- **Work to complete**
Show each line that has the string "this" in it.

- **Source data**
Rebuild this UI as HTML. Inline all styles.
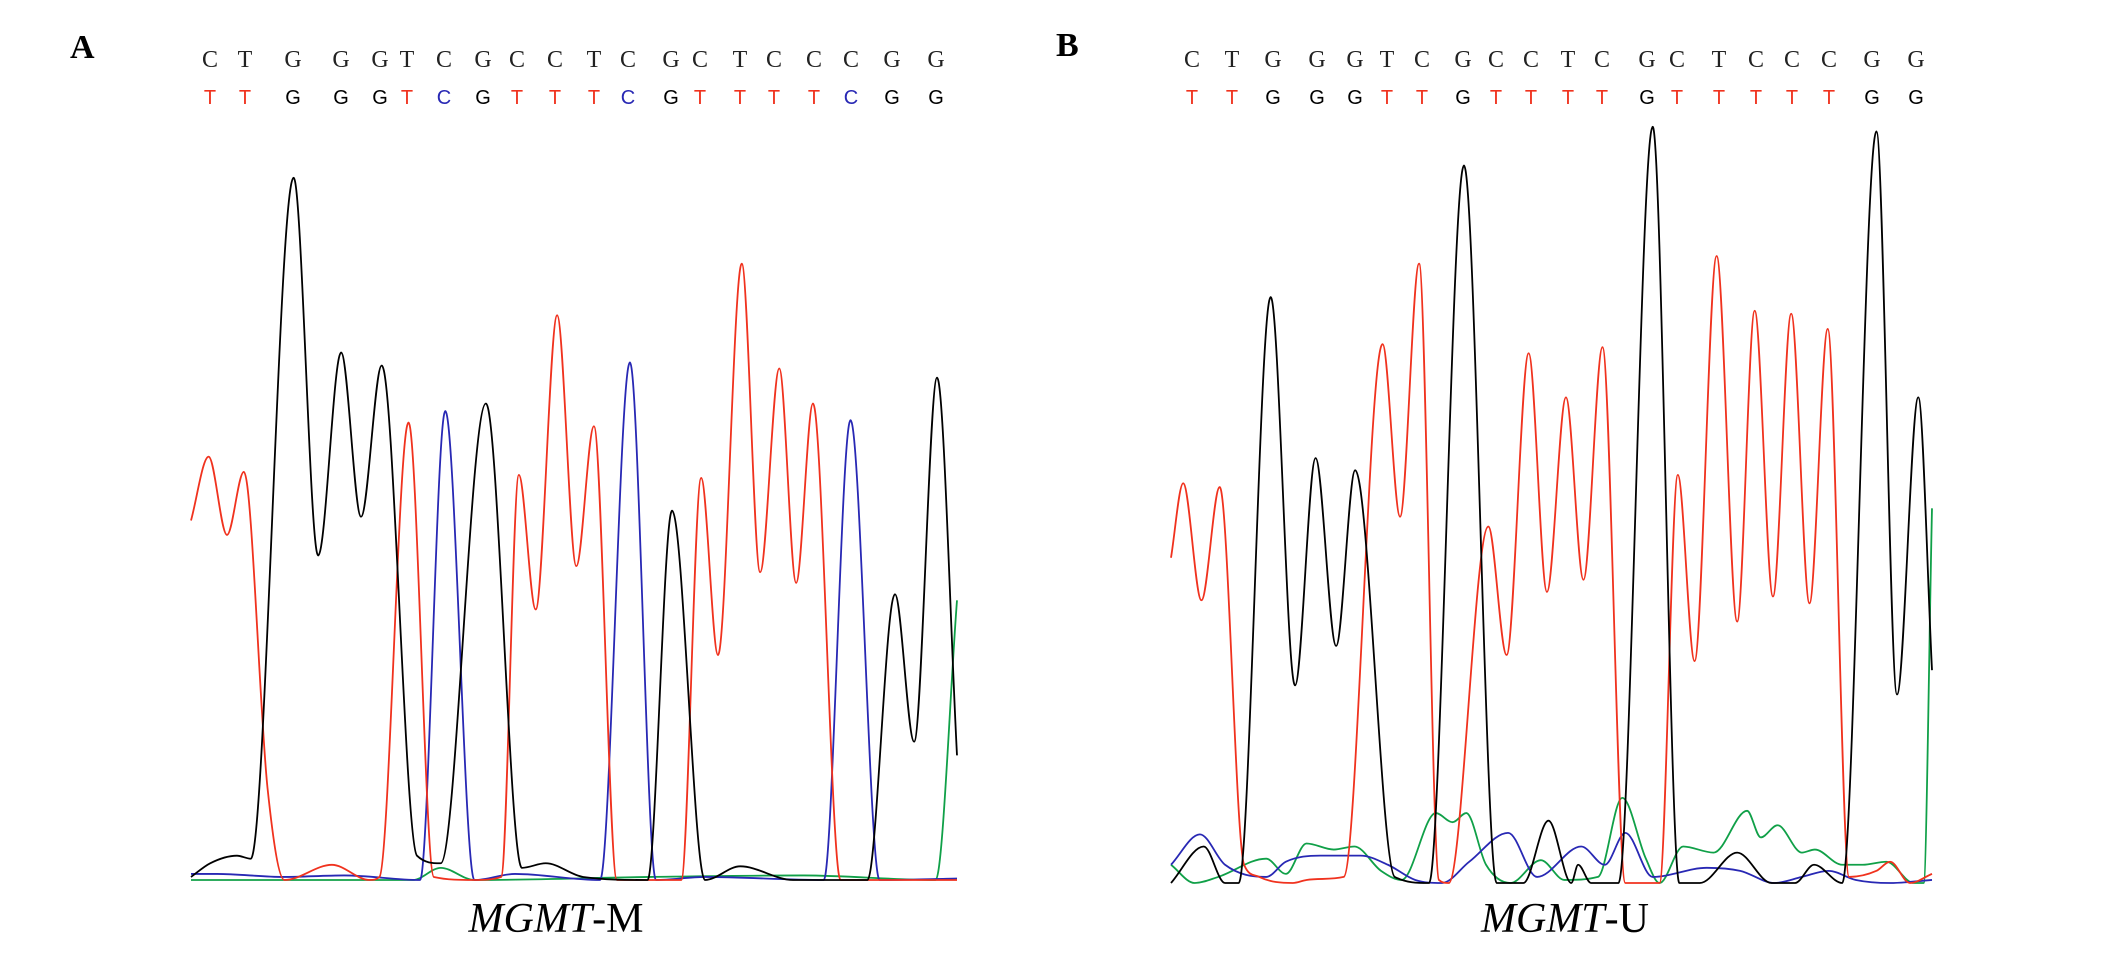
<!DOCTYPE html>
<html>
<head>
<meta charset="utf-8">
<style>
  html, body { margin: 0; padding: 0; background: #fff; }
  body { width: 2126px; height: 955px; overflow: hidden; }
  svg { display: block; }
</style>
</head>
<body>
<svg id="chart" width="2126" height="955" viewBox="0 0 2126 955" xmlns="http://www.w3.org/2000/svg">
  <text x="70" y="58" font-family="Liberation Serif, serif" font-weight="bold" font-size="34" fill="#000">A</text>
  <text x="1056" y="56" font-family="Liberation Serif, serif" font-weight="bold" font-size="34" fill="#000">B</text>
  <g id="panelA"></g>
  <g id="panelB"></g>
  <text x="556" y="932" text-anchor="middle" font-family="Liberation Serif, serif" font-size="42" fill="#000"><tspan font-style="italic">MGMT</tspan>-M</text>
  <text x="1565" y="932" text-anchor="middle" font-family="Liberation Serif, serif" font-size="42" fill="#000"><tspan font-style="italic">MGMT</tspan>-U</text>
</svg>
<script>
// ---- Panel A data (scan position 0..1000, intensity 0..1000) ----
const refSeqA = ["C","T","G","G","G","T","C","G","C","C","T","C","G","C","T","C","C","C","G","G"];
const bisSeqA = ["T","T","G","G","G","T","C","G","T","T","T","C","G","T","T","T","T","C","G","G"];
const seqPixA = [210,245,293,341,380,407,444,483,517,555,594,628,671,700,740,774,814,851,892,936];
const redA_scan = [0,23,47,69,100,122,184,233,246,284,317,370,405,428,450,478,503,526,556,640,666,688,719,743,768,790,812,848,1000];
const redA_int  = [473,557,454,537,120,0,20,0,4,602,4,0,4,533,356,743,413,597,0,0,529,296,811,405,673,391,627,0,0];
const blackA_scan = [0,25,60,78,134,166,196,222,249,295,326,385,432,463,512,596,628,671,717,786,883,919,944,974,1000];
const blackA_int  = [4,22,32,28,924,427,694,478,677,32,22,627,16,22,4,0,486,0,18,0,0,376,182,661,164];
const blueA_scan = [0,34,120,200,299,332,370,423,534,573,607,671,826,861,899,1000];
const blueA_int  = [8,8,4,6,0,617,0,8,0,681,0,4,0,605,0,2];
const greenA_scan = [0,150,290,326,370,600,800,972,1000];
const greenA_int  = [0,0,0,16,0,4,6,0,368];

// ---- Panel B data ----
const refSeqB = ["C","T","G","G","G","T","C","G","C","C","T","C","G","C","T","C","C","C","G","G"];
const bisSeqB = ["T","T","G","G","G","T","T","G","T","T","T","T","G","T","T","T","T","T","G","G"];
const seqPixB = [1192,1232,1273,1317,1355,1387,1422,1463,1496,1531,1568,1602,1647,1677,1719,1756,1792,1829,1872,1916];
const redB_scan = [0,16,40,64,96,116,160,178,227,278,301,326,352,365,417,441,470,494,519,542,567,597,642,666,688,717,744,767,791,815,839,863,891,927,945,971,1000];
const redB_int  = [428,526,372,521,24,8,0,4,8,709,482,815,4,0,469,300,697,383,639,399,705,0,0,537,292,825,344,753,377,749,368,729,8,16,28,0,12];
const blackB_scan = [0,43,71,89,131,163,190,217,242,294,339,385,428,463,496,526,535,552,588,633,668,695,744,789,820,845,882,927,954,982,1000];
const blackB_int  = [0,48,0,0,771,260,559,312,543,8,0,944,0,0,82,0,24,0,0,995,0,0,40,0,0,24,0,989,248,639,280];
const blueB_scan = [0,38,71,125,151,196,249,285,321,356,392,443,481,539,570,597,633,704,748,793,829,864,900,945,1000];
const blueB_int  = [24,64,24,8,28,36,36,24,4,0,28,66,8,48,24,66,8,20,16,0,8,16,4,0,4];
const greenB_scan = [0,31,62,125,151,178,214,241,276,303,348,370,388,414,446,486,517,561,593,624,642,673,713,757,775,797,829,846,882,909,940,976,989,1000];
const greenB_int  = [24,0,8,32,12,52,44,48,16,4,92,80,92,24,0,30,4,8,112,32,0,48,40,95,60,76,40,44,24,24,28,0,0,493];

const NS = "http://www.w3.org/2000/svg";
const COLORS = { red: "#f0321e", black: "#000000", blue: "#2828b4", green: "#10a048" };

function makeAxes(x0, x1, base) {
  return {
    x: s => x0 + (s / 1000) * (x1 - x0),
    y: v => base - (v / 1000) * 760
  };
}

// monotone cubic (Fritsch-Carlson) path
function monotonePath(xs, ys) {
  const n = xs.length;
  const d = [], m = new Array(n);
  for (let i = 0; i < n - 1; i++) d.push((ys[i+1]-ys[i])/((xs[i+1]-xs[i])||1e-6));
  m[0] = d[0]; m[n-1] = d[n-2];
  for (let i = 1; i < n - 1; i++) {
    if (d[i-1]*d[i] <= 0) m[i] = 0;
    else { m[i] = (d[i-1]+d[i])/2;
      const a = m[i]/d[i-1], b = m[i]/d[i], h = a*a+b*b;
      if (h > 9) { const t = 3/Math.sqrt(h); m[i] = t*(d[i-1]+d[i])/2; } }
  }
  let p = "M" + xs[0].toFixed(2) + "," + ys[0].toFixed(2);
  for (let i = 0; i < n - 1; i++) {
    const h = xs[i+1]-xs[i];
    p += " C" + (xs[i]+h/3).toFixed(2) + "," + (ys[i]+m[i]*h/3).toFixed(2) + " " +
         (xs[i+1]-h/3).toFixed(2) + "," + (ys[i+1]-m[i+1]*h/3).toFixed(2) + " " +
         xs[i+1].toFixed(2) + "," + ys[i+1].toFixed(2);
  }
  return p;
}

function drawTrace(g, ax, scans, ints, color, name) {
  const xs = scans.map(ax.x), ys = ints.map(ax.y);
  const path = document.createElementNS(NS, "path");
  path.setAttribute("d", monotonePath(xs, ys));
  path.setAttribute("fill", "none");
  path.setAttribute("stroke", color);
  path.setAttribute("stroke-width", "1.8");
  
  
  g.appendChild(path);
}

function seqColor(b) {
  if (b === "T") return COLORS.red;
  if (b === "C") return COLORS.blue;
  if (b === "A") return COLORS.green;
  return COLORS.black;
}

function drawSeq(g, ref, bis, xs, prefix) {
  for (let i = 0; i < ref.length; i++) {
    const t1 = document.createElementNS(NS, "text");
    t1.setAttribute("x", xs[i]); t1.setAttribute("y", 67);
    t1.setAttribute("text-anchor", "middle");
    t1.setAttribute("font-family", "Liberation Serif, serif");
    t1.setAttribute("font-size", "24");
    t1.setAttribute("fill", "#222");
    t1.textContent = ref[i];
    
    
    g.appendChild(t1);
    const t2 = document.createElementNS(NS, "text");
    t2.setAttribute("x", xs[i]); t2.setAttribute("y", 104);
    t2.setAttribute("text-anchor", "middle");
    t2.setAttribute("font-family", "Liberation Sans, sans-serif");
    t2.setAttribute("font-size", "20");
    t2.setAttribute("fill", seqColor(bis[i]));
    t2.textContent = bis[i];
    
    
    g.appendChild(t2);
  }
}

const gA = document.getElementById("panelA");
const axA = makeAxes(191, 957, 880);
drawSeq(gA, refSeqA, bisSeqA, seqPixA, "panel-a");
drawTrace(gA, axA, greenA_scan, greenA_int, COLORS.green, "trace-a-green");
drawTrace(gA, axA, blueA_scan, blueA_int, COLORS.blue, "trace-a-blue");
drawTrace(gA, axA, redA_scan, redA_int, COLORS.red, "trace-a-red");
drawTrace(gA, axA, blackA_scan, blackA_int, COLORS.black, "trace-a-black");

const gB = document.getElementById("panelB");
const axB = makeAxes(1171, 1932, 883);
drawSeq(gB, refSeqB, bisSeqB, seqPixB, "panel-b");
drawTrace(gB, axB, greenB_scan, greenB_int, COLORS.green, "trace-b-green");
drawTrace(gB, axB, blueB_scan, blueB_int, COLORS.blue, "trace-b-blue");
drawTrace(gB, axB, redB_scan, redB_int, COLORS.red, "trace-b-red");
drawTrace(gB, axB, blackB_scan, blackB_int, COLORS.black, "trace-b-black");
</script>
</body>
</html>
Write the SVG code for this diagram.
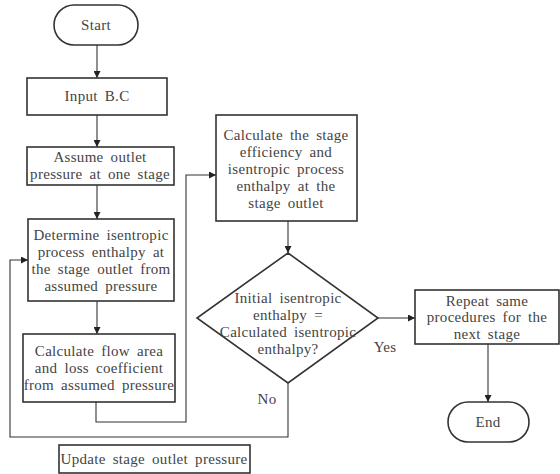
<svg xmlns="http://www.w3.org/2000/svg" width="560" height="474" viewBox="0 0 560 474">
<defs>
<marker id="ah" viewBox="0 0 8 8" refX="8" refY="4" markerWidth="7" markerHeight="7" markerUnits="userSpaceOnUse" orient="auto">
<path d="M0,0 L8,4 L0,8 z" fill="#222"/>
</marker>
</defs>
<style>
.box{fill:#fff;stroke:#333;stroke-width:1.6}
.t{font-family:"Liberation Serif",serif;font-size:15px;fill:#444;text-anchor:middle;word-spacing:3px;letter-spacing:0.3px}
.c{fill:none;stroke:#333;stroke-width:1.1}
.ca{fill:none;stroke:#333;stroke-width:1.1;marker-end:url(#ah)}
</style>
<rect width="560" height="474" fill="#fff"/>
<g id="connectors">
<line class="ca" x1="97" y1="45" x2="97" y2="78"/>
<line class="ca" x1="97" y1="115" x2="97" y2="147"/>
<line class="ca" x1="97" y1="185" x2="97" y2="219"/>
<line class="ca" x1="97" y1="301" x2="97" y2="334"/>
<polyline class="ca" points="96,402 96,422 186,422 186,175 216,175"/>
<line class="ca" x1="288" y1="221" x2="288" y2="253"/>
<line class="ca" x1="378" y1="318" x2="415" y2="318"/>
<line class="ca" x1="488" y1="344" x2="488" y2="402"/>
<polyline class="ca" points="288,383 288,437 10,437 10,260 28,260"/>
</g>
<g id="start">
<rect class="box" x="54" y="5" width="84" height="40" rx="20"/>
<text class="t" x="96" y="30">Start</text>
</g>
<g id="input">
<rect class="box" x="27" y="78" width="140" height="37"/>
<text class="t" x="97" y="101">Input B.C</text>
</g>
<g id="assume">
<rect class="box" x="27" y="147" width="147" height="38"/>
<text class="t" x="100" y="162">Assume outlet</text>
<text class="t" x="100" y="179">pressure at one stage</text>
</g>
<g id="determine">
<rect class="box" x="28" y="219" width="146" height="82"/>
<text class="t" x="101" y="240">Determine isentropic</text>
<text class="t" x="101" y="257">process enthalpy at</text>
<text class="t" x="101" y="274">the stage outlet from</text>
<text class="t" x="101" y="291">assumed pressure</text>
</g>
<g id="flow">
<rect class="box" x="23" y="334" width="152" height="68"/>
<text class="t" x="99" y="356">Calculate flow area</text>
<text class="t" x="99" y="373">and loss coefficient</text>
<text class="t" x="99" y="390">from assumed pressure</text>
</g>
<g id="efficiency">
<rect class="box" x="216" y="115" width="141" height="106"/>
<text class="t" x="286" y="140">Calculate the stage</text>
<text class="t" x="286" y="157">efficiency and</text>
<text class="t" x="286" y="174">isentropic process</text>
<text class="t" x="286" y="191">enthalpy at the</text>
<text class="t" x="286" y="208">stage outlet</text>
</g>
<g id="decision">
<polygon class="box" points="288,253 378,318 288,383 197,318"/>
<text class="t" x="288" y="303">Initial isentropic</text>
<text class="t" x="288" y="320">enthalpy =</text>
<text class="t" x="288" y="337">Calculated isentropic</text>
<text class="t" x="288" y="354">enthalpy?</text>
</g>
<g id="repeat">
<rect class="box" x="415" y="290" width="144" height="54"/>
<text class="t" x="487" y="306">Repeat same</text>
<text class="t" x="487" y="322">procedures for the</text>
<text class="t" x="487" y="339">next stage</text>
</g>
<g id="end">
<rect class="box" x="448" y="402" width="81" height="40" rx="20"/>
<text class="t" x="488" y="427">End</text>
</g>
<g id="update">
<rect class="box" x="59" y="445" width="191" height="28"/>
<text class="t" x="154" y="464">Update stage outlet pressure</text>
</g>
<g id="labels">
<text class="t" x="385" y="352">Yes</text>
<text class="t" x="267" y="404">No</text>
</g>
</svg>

- **Solved problem**
Rebuild this UI as HTML. Inline all styles.
Write the SVG code for this diagram.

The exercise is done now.